◆ Challenge
Pictures stay out. Extract the lines below from the first one through the line with "y_ticks = [0, 2, 4, 6, 8, 10, 12, 14, 16, 18]", both included.
[Begin Data provided]
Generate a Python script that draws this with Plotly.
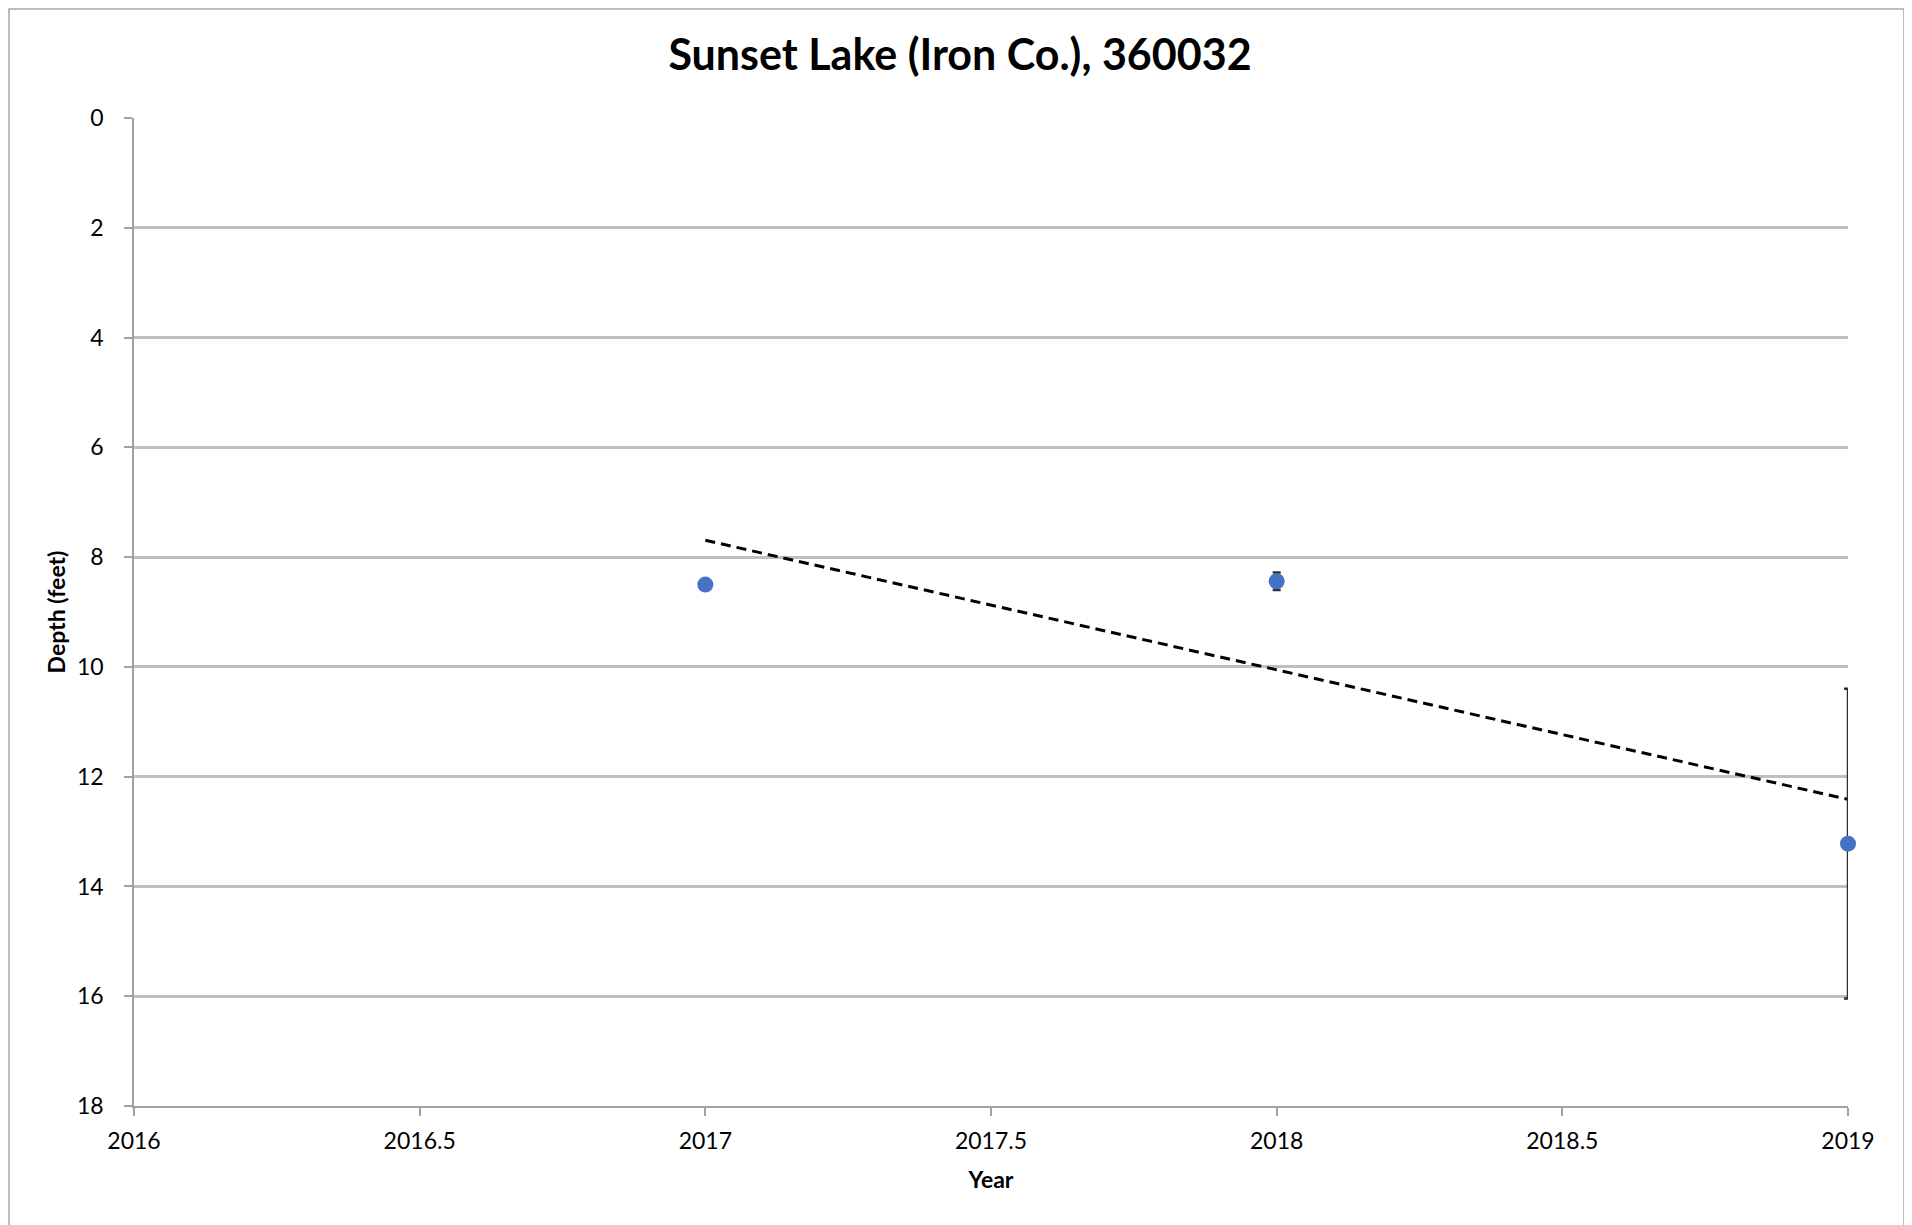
import numpy as np
import plotly.graph_objects as go

years = [2017, 2018, 2019]
depth_ft = [8.50, 8.44, 13.22]
depth_err = [0.0, 0.16, 2.82]

x_ticks = [2016, 2016.5, 2017, 2017.5, 2018, 2018.5, 2019]
y_ticks = [0, 2, 4, 6, 8, 10, 12, 14, 16, 18]

title_text = "Sunset Lake (Iron Co.), 360032"
x_title = "Year"
y_title = "Depth (feet)"

# Linear trendline (least squares, as in the spreadsheet trendline)
slope, intercept = np.polyfit(years, depth_ft, 1)
trend_x = [min(years), max(years)]
trend_y = [slope * v + intercept for v in trend_x]

FONT = "Lato"
W, H = 1904, 1217
L, R, T, B = 126, 64, 110, 119
PW, PH = W - L - R, H - T - B

fig = go.Figure()
fig.add_trace(go.Scatter(
    x=trend_x, y=trend_y, mode="lines",
    line=dict(color="black", width=3, dash="10px,6px"),
    hoverinfo="skip", showlegend=False, cliponaxis=False,
))
fig.add_trace(go.Scatter(
    x=years, y=depth_ft, mode="markers",
    marker=dict(color="#4472C4", size=16),
    error_y=dict(type="data", array=depth_err, visible=True,
                 color="#303030", thickness=2.5, width=4),
    showlegend=False, cliponaxis=False,
))

fig.update_layout(
    width=W, height=H,
    margin=dict(l=L, r=R, t=T, b=B),
    paper_bgcolor="white", plot_bgcolor="white",
    title=dict(text=f"<b>{title_text}</b>", x=0.5, xanchor="center",
               y=1 - 47 / H, yanchor="middle",
               font=dict(family=FONT, size=43, color="black", weight=900)),
    font=dict(family=FONT, color="black"),
    shapes=[dict(type="rect", xref="paper", yref="paper",
                 x0=(1 - L) / PW, x1=(W - 8 - L) / PW,
                 y0=-0.3, y1=1 + (T - 1) / PH,
                 line=dict(color="#a6a6a6", width=1.5), layer="below")],
)
fig.update_xaxes(
    range=[2016, 2019], tickvals=x_ticks,
    ticktext=[f"{v:g}" for v in x_ticks],
    showgrid=False, zeroline=False,
    showline=True, linecolor="#a0a0a0", linewidth=1.5,
    ticks="outside", ticklen=8, tickcolor="#a0a0a0", tickwidth=1.5,
    tickfont=dict(family=FONT, size=23, color="black"),
    ticklabelstandoff=6,
    title=dict(text=f"<b>{x_title}</b>", font=dict(family=FONT, size=23, color="black"),
               standoff=19),
)
fig.update_yaxes(
    range=[18, 0], tickvals=y_ticks,
    showgrid=True, gridcolor="#bfbfbf", gridwidth=2.5,
    zeroline=False,
    showline=True, linecolor="#a0a0a0", linewidth=1.5,
    ticks="outside", ticklen=8, tickcolor="#a0a0a0", tickwidth=1.5,
    tickfont=dict(family=FONT, size=23, color="black"),
    ticklabelstandoff=16,
    title=dict(text=f"<b>{y_title}</b>", font=dict(family=FONT, size=23, color="black"),
               standoff=5),
)

fig.write_html("out.html")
[End Data provided]
◆ Worked solution
Generate a Python script that draws this with Plotly.
import numpy as np
import plotly.graph_objects as go

years = [2017, 2018, 2019]
depth_ft = [8.50, 8.44, 13.22]
depth_err = [0.0, 0.16, 2.82]

x_ticks = [2016, 2016.5, 2017, 2017.5, 2018, 2018.5, 2019]
y_ticks = [0, 2, 4, 6, 8, 10, 12, 14, 16, 18]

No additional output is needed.